Tuesday, January 02, 2007

Chair Love

Voila a Christmas gift—an old chair reupholstered!


This reading chair originally belonged to my great grandmother and was a wedding gift from my parents. It came to us in tattered blue fabric with bits of foam popping out here and there, and spent the last five years stored in a Michigan attic, lodged between boxes of Christmas ornaments and old cans of paint. A few months ago, hushed negotiations started behind my back: Justin contacted his friend Tim (who runs a textile design company with his wife) about selecting a new fabric. Then Just’s dad took the chair in to a Michigan reupholsterer, who—I found out later—was thrilled to work with Tim's merry fabric, since his usual orders involve variations on beige and tan.

This pattern is called “Feasting at the Berry Bush,” and reminds me of modern Swedish cave markings + the Garden of Eden (i.e. Sweden-Eden). If you go here and click on the new stuff for spring, you'll see a whole lot of products made with the same fabric.

With the new upholstery in place, the chair awaited Christmas morning (Justin’s whole family was in on the secret). After the blanket that covered it was whisked away, and I had exclaimed my happiness forty or fifty times, Just’s dad helped him carefully crate and pack it for the trip to NYC. Then we hauled the box into a Kinkos/Fed Ex store, where we heaved it high up into the air and down onto a comically miniscule scale better suited to weighing tea cups than 90 lb crates. Miraculously, it made it to our door in the Bronx two days later.

Ever since it arrived, I’ve been standing back and gazing at it, testing it out: it looks cute with cats on it and without. It doesn’t match the rug but that’s okay. Can I read Dostoevsky in a chair like this?

I also keep thinking about one of the papers I wrote last semester. It dealt with a couple of 19th century women writers, who, I pointed out, tend to fetishize the domestic space.

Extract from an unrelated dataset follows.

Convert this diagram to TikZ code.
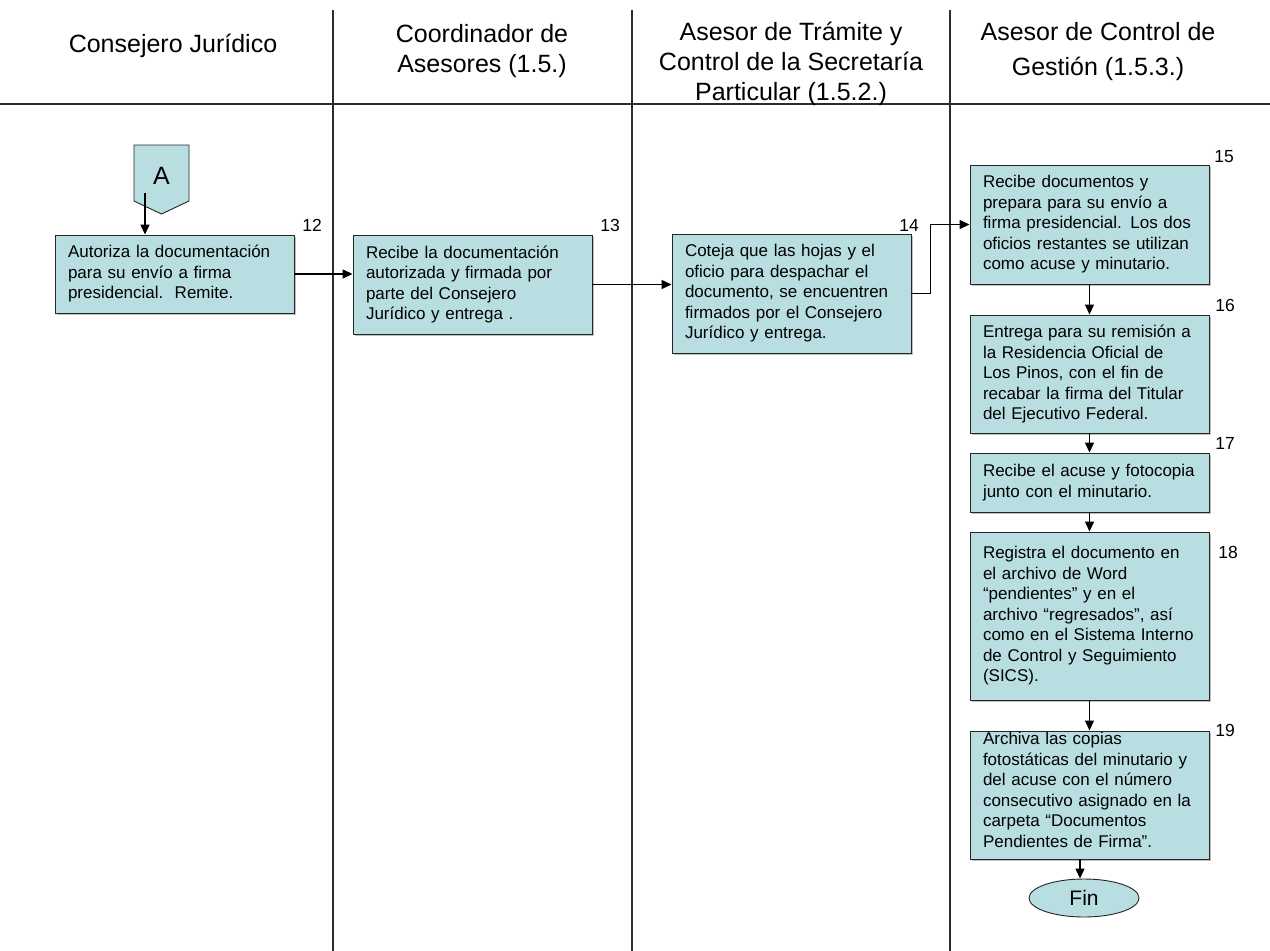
\documentclass[tikz,border=0pt]{standalone}
\usepackage{fontspec}
\setmainfont{Liberation Sans}
\usetikzlibrary{arrows.meta,shadows,shapes.geometric}
\definecolor{boxfill}{RGB}{184,222,226}
\definecolor{laneline}{RGB}{45,45,45}

\begin{document}
\begin{tikzpicture}[x=1pt,y=-1pt,
  lane/.style={draw=laneline, line width=1.1pt},
  hdr/.style={inner sep=0pt, align=center, anchor=north,
    font=\fontsize{25pt}{30pt}\selectfont},
  boxtext/.style={text width=213pt, inner xsep=13pt, inner ysep=0pt, align=left,
    font=\fontsize{17pt}{20.5pt}\selectfont},
  stepbox/.style={boxtext, draw=black!85, line width=0.9pt, fill=boxfill,
    minimum width=239pt,
    drop shadow={shadow xshift=1.5pt, shadow yshift=-1.5pt, fill=black!25, opacity=1}},
  num/.style={inner sep=0pt, font=\fontsize{17.5pt}{20pt}\selectfont},
  arr/.style={draw=black, line width=1.3pt, -{Triangle[length=10pt,width=9pt]}}
]
\useasboundingbox (0,0) rectangle (1270,951);
\fill[white] (0,0) rectangle (1270,951);

% swimlane grid
\draw[lane] (0,104) -- (1270,104);
\draw[lane] (333,10) -- (333,951);
\draw[lane] (632,10) -- (632,951);
\draw[lane] (950,10) -- (950,951);

% lane headings
\node[hdr] (h1) at (173,34) {Consejero Jurídico};
\node[hdr] (h2) at (482,24) {Coordinador de\\Asesores (1.5.)};
\node[hdr] (h3) at (791,22) {Asesor de Trámite y\\Control de la Secretaría\\Particular (1.5.2.)};
\node[hdr, font=\fontsize{25pt}{35pt}\selectfont] (h4) at (1098,22) {Asesor de Control de\\Gestión (1.5.3.)};

% off-page connector A
\draw[draw=black!85, line width=0.9pt, fill=boxfill]
  (134,145) -- (189,145) -- (189,201) -- (161.5,214) -- (134,201) -- cycle;
\node[inner sep=0pt, font=\fontsize{25pt}{30pt}\selectfont] (A) at (161.5,176) {A};
\coordinate (aout) at (145,193);

% process steps
\node[stepbox, minimum height=78pt] (b12) at (174.5,274)
  {Autoriza la documentación\\para su envío a firma\\presidencial.~~Remite.};
\node[stepbox, minimum height=99pt] (b13) at (472.5,284.5)
  {Recibe la documentación\\autorizada y firmada por\\parte del Consejero\\Jurídico y entrega .};
\node[stepbox, minimum height=119pt] (b14) at (791.5,293.5)
  {Coteja que las hojas y el\\oficio para despachar el\\documento, se encuentren\\firmados por el Consejero\\Jurídico y entrega.};
\node[stepbox, minimum height=119pt] (b15) at (1089.5,224.5)
  {Recibe documentos y\\prepara para su envío a\\firma presidencial. Los dos\\oficios restantes se utilizan\\como acuse y minutario.};
\node[stepbox, minimum height=118pt] (b16) at (1089.5,374)
  {Entrega para su remisión a\\la Residencia Oficial de\\Los Pinos, con el fin de\\recabar la firma del Titular\\del Ejecutivo Federal.};
\node[stepbox, minimum height=59pt] (b17) at (1089.5,482.5)
  {Recibe el acuse y fotocopia\\junto con el minutario.};
\node[stepbox, minimum height=168pt] (b18) at (1089.5,616)
  {Registra el documento en\\el archivo de Word\\“pendientes” y en el\\archivo “regresados”, así\\como en el Sistema Interno\\de Control y Seguimiento\\(SICS).};
\node[stepbox, minimum height=128pt] (b19) at (1089.5,795) {};
\node[boxtext] (t19) at ([yshift=5pt]b19.center)
  {Archiva las copias\\fotostáticas del minutario y\\del acuse con el número\\consecutivo asignado en la\\carpeta “Documentos\\Pendientes de Firma”.};

\node[draw=black!85, line width=0.9pt, fill=boxfill, ellipse, minimum width=110pt,
  minimum height=38pt, inner sep=0pt, font=\fontsize{21pt}{24pt}\selectfont]
  (fin) at (1084,898) {Fin};

% step numbers
\node[num] (n12) at (312,225) {12};
\node[num] (n13) at (610,225) {13};
\node[num] (n14) at (909,225) {14};
\node[num] (n15) at (1224,157) {15};
\node[num] (n16) at (1225,305) {16};
\node[num] (n17) at (1225,443) {17};
\node[num] (n18) at (1228,552) {18};
\node[num] (n19) at (1225,730) {19};

% flow
\draw[arr] (aout) -- (aout |- b12.north);
\draw[arr] (b12.east) -- (b12.east -| b13.west);
\draw[arr] (b13.east) -- (b13.east -| b14.west);
\draw[arr] (b14.east) -- ++(19,0) |- (b15.west);
\draw[arr] (b15.south) -- (b16.north);
\draw[arr] (b16.south) -- (b17.north);
\draw[arr] (b17.south) -- (b18.north);
\draw[arr] (b18.south) -- (b19.north);
\draw[arr] ([xshift=-9.5pt]b19.south) -- ([xshift=-4pt]fin.north);
\end{tikzpicture}
\end{document}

By fetishize, I meant something akin to Marx's definition, that to fetishize an object is to value it beyond its utility. In Uncle Tom’s Cabin, for instance, Stowe spends a breathless passage describing a character’s beloved old rocking chair, and how it is so wise that, my oh my, if it could talk, the stories it would tell!

While laying out my little critique of this kind of unhealthy chair-loving, I had no idea I'd soon be the owner of a wonderful old chair of my own. I was aware, however, of how much I (my unacademic side) love household objects, how much I obsess over them. I remember my great grandmother’s sugar bowl into which we dipped fresh rhubarb from her garden (she was the chair’s original owner!). I forget events and conversations but I have a good memory for trinkets and collections: glass frogs, china figurines, the sorts of things that clutter shelves and make dusting pointless. And bigger things, too: a wooden table whose sharp edges grew rounded by multiple coats of paint, a gold quilt I found at a garage sale when I was in college that I finally had to throw out after the cat peed on it one too many times.

These things sometimes seem more real to me than anything else, and I don't think I'm alone in this feeling. Even the weird popularity of chotzche and kitsch a few years ago—all those snow globes, religious candles and similar clutter—seems less a critique of sentimentalism than an embarrassed confirmation of our need to understand ourselves through accumulated stuff.

I say we need a new vocabulary to talk about our relationship to things. If I were ten and announced that I loved my chair, another kid my age would instantly holler, “Well, why don’t you marry it!” See? Back then we were already trying to figure out what it means to be attached to stuff.

Anyway, I am smitten with this chair, and hope that's not the sign of a character flaw or a frail constitution.

It's officially my new most favorite thing. What's yours?

4 comments:

Anna said...

Jane - I'm so glad the chair made it home safely. I love how you make the comment about "Why Don't You Marry It?" being the way that kids try to cope with feeling attached to objects. I do agree that a lot of times it's objects from the past (or present) that we remember/cherish more than anything. Current favorite thing: Handmade Christmas ornaments

victor said...

That's an awesome gift! Kudos to everyone involved on the little (big?) secret!

I, of course, eschew attachment to material objects but if I had to designate one gift as possibly my favorite, I would have to say it would be the new Guitar Hero II game my sister got me because it is fun and it has an awesome Freezepop song in it and those guys rock.

Jane said...

Anna,
Those ornaments are truly gorgeous, ain't they? They're something we'll be enjoying for decades.

Victor,
I've never actually played GH, but I've sat on a couch more times than I care to admit and observed music dorks (ahem, super rock star gods) in action.

I'm still dreaming of playing karaoke revolution...

victor said...

I hear you on the dork comment. It's impossible to look cool playing GH. Especially on the "Freebird" level.

Karaoke Revolution is a lot of fun, too. It's one of those things that anyone can just pick up and play (from our young nieces to our 30-something friends). There's also a rather nice duets feature in the later versions.